|Date(s):||June 19, 1863 to July 4, 1863|
|Tag(s):||"Vicksburg", "Civl War", "Graveyard Road", "engineer"|
|Course:||“American Civil War Era,” Furman University|
Dispersing an already short supply of soldiers, artillery, and engineers, who dug trenches and pushed sap rollers, which were spherical devices filled with cotton that guarded engineers, the two unsuccessful approaches of the Union army to penetrate the city of Vicksburg in 1863 demonstrate the highly complex, yet haphazard nature in which war was engaged during the battle and throughout the Civil War. Captain William Kossak, an engineer officer in the Union army, assumed command of Brigadier-General Ewing’s brigade on June 19, in which he “took charge of the trenches on and along the Graveyard road” that led into Vicksburg. Combat, therefore, was not the sole defining experience of soldiers.

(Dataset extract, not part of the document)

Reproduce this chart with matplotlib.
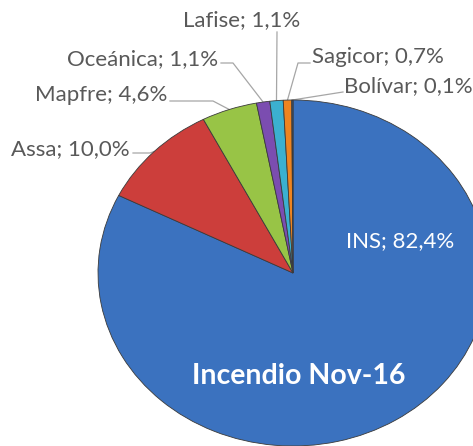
import matplotlib
matplotlib.use('Agg')
import matplotlib.pyplot as plt
import numpy as np

# datos
companias = ['INS', 'Assa', 'Mapfre', 'Oceánica', 'Lafise', 'Sagicor', 'Bolívar']
cuota     = [82.4, 10.0, 4.6, 1.1, 1.1, 0.7, 0.1]
colores   = ['#3B72BF', '#CC3E3B', '#98C446', '#7B4DB0', '#3BB0D0', '#EE8420', '#3A5F8F']
titulo    = 'Incendio Nov-16'

W, H = 473, 446
CX, CY = 293, 273      # centro del pastel (px desde arriba-izq)
RX, RY = 195, 173      # radios en px (algo achatado)

def px2data(px, py):
    return (px - CX) / RX, (CY - py) / RY

fig = plt.figure(figsize=(W / 100, H / 100), dpi=100)
ax = fig.add_axes([0, 0, 1, 1])
wedges, _ = ax.pie(cuota, colors=colores, startangle=90, counterclock=False,
                   wedgeprops=dict(edgecolor='#3a3a3a', linewidth=0.6))
ax.set_aspect('auto')
x0, y0 = px2data(0, H)
x1, y1 = px2data(W, 0)
ax.set_xlim(x0, x1)
ax.set_ylim(y0, y1)
ax.axis('off')

gris = '#595959'
fuente = ['Lato', 'DejaVu Sans']
fs = 16

# etiquetas: (x texto, y texto, alineacion, codo en px o None)
pos_etq = {
    'Assa':     (130, 149, 'right', (150, 153)),
    'Mapfre':   (167, 95, 'right', (213, 101)),
    'Oceánica': (218, 59, 'right', (233, 63)),
    'Lafise':   (242, 20, 'center', None),
    'Sagicor':  (312, 57, 'left', (298, 63)),
    'Bolívar':  (344, 86, 'left', None),
}
inicio_linea = {
    'Assa': (133, 153), 'Mapfre': (170, 101), 'Oceánica': (221, 63),
    'Lafise': (277, 32), 'Sagicor': (310, 63), 'Bolívar': (343, 92),
}

for w, nom, val in zip(wedges, companias, cuota):
    etq = '%s; %s%%' % (nom, ('%.1f' % val).replace('.', ','))
    if nom == 'INS':
        tx, ty = px2data(400, 241)
        ax.text(tx, ty, etq, color='white', fontsize=fs, family=fuente,
                ha='center', va='center')
        continue
    tx, ty, ha, codo = pos_etq[nom]
    ax.text(*px2data(tx, ty), etq, color=gris, fontsize=fs, family=fuente,
            ha=ha, va='center')
    ang = np.deg2rad((w.theta1 + w.theta2) / 2)
    pts = [px2data(*inicio_linea[nom])]
    if codo is not None:
        pts.append(px2data(*codo))
    pts.append((np.cos(ang), np.sin(ang)))
    pts = np.array(pts)
    ax.plot(pts[:, 0], pts[:, 1], color='#a6a6a6', lw=0.9, zorder=0.5)

ax.text(*px2data(299, 376), titulo, color='white', fontsize=20.5,
        fontweight='bold', family=fuente, ha='center', va='center')

fig.savefig('out.png', dpi=100)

Although the Union army had made considerable progress in advancing along Graveyard road, Kossak had a serious issue to contend with when he gained charge of the brigade: “I found the work advanced within 20 feet of the enemy’s counterscrap, with such obstructions in front of the sap-roller as to make it impossible to move the roller one inch without having the party engaged in the moving killed outright.” As a result, the intricacies of the engineering tasks required for the Graveyard approach were perhaps the most elaborate and involved of the Civil War, as the engineers not only had to rapidly complete their assignments, but they also had to deal with the gun fire—like missiles wrapped in cloth, drenched with turpentine, that set sap rollers ablaze—from enemy assaults. Eventually, Kossak, acquiring information from a Confederate informant—an uncontrollable factor—had to adjust his plans as a result of the placement of Confederate mines near the construction of the Union trenches as well: “I therefore went on a circuitous route, to keep even out of [the mines’] radius[‘s] of rupture.” In order to accomplish this, Kossack realized he “had to blow 27 or 28 feet of solid ground….at the same time destroying all the mining around that front” the Union army already constructed, demonstrating that realities on the battlefield contributed to the haphazard and disorganized nature in which strategy was conceived and pursued. The failure of the brigade to seize Vicksburg by July 4 along Graveyard Road can be attributed to the complex engineering operations they faced.